BOOK AND SOFTWARE REVIEWS


VanDuinkerken, Wyoma and Arant Kaspar, Wendy. Leading libraries: how to create a service culture. . London: Facet Publishing, 2015. xviii, 167 p. ISBN 978-1-78330-065-5. £49.95


I am in two minds about this book and cannot decide whether I like it or not. First of all, it is a good and knowledgeable text about managing a library as a service and creating a certain type of culture that is close to a librarians heart and beneficial to library users.

The book deals with the issues of strategic planning, motivation and reward systems to the staff, responsibility and accountability of all employees, freedom to make decisions and face mistakes without creating a blame atmosphere, introducing change and mobilising people to implement it, developing and sustaining a system of values that would help any library to achieve its goal and reach its vision. The text is written in a simple language, earnestly and honestly by the authors who know what they are talking about when they deal with library management issues. There are cases provided in the text that can instigate interesting discussions among the readers if they happen to read the book together in a reading circle or in a classroom. I also liked the structure of the book related to the main components of service leadership that are nicely introduced at the beginning (p. xi-xvii) and graphically represented at the end of the book (p. 151). There is a valuable tool for summary and discussion at the end of the chapters 'Reflections on...' the main issue of the chapter.

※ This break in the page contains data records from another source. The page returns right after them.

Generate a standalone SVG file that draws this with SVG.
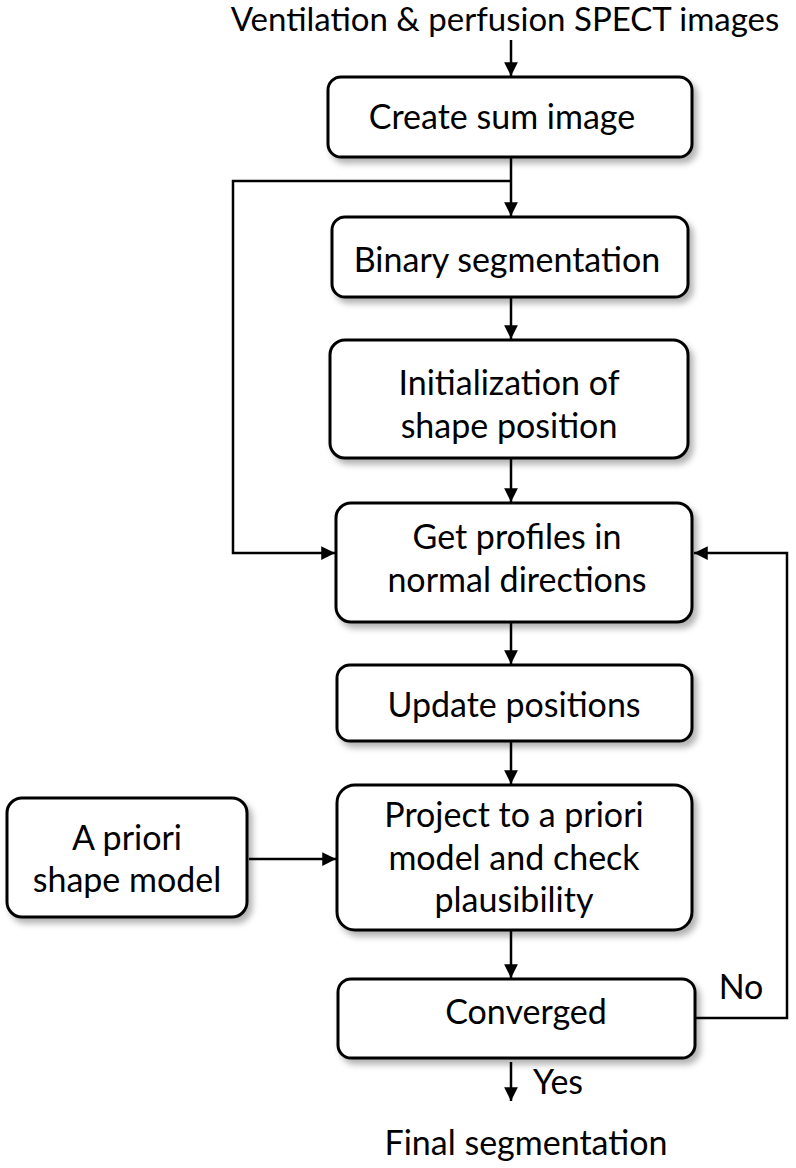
<svg xmlns="http://www.w3.org/2000/svg" width="796" height="1168" viewBox="0 0 796 1168">
<defs>
<filter id="sh" x="-10%" y="-10%" width="125%" height="130%">
<feDropShadow dx="4" dy="5" stdDeviation="3" flood-color="#000" flood-opacity="0.3"/>
</filter>
<marker id="ah" viewBox="0 0 10 10" refX="10" refY="5" markerWidth="6" markerHeight="5.5" orient="auto" markerUnits="strokeWidth">
<path d="M0,0 L10,5 L0,10 z" fill="#000"/>
</marker>
<style>
.box{fill:#fff;stroke:#000;stroke-width:3;filter:url(#sh)}
.t{font-family:Lato,"Open Sans",sans-serif;font-size:34px;fill:#000;text-anchor:middle}
.c{fill:none;stroke:#000;stroke-width:2.5}
.ca{fill:none;stroke:#000;stroke-width:2.5;marker-end:url(#ah)}
</style>
</defs>
<rect width="796" height="1168" fill="#fff"/>
<text class="t" x="505" y="31" style="font-size:33px">Ventilation &amp; perfusion SPECT images</text>
<text class="t" x="526" y="1155">Final segmentation</text>

<g id="connectors">
<path class="ca" d="M511,40 V76"/>
<path class="ca" d="M511,158 V216"/>
<path class="ca" d="M511,181 H233 V553 H335"/>
<path class="ca" d="M511,298 V339"/>
<path class="ca" d="M511,459 V502"/>
<path class="ca" d="M511,623 V664"/>
<path class="ca" d="M511,742 V784"/>
<path class="ca" d="M249,859 H336"/>
<path class="ca" d="M511,931 V978"/>
<path class="ca" d="M695,1018 H787 V553 H694"/>
<path class="ca" d="M511,1062 V1101"/>
<text class="t" x="741" y="999">No</text>
<text class="t" x="558" y="1094">Yes</text>
</g>

<g id="n1"><rect class="box" x="328" y="77" width="364" height="80" rx="13"/><text class="t" x="502" y="129">Create sum image</text></g>
<g id="n2"><rect class="box" x="332" y="217" width="356" height="80" rx="13"/><text class="t" x="507" y="272">Binary segmentation</text></g>
<g id="n3"><rect class="box" x="330" y="340" width="358" height="118" rx="15"/><text class="t" x="509" y="395">Initialization of</text><text class="t" x="509" y="438">shape position</text></g>
<g id="n4"><rect class="box" x="336" y="503" width="356" height="119" rx="15"/><text class="t" x="517" y="549">Get profiles in</text><text class="t" x="517" y="592">normal directions</text></g>
<g id="n5"><rect class="box" x="337" y="665" width="355" height="76" rx="13"/><text class="t" x="514" y="717">Update positions</text></g>
<g id="n6"><rect class="box" x="337" y="785" width="355" height="145" rx="18"/><text class="t" x="514" y="827">Project to a priori</text><text class="t" x="514" y="870">model and check</text><text class="t" x="514" y="912">plausibility</text></g>
<g id="n7"><rect class="box" x="7" y="798" width="240" height="119" rx="15"/><text class="t" x="127" y="850">A priori</text><text class="t" x="127" y="892">shape model</text></g>
<g id="n8"><rect class="box" x="338" y="979" width="357" height="79" rx="13"/><text class="t" x="526" y="1024">Converged</text></g>
</svg>
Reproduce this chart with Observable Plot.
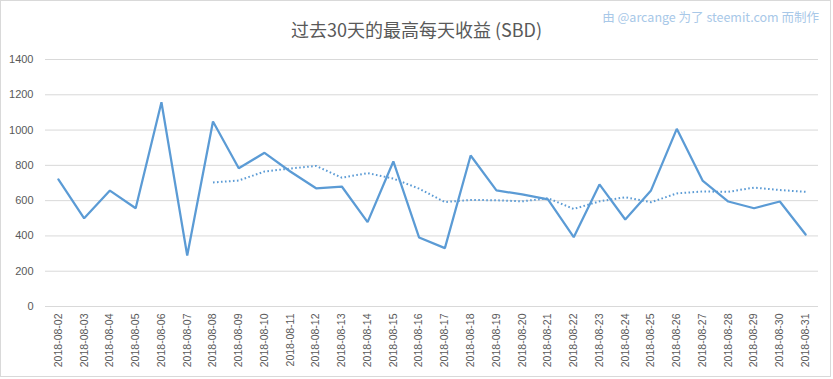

So, all in all it would be a very good book for librarians about the main issues of library management and to some extent about leadership. But leadership and its relation to management seemed to be left unresolved. I am not talking about the ambiguity of the suggested term of 'servant leadership', which leaves one wondering if it means leading by servants (this seems to be the meaning favoured by the authors) or leading of the servants. Anyway I think that service leadership expressed the idea of the organisation that needs leadership of the type that the authors write about. This was not a major problem.

But I was increasingly irritated by the theories presented in the first chapter. They seem to be built on so many premises and obviously with different interests and perspectives of their authors. Obviously, this is not the fault of the authors who tried to summarise the development of the concept and theoretical approaches and have chosen a very reasonable one themselves. I was surprised to find that many of these approaches seem to be fads or at least based on very peculiar ideas. Here is one of them: a leadership does not mean you have followers or lead others, you can be a leader all by yourself. This is an obvious logical fault. You can be a pioneer following new paths or doing new things all alone, but a leader is someone who is leading, presuming leading someone. Otherwise, the term looses its sense distinguishing it from all other words in English language and should not be used. The authors just mention this position in passing and concentrate on the relationship between the leader and the follower and that is quite logical, but it would be useful to have some critical approach to all the theories related and not to present them on the same note. To be fair, the authors are critical about the early leadership theories, but the same should apply to the more recent ones.

But there still remains a distinction between leadership and management. The list by Bennis produced on p. 2 seems to be logical, but not convincing. If we look into different theories of management and managers, many traits that distinguish leaders are presented in them as the attributes of good managers. If we look further into the text, we will find that main issues highlighted in it are actually managerial, be it change or strategic management, situational analysis or environmental scanning, SWOT analysis or defining the vision of the service, introduction of accountability or applying a reward system in a fair and consistent way. Most of leadership skills seem to be taught to managers as communication skills. I understand that leadership is a necessary attribute of a good manager, so it would be best to regard this small book as a manual for good management of a service organization.

There is another flaw that should be mentioned here. The book favours one cultural approach to the leadership - the American one. It seems that the authors are completely unaware about the fact that leadership is a culturally bound concept and would mean very different things in France, Finland, and Germany, not to speak of Korea, Vietnam and Japan. The change of the leadership concept in time is accentuated in the first chapter, but there is no mention of the cultural relativity of all leadership theories and perceptions.

As long as the reader keeps in mind that not everything in this book should be taken at the face value, she can find good use for the professional knowledge embedded in it.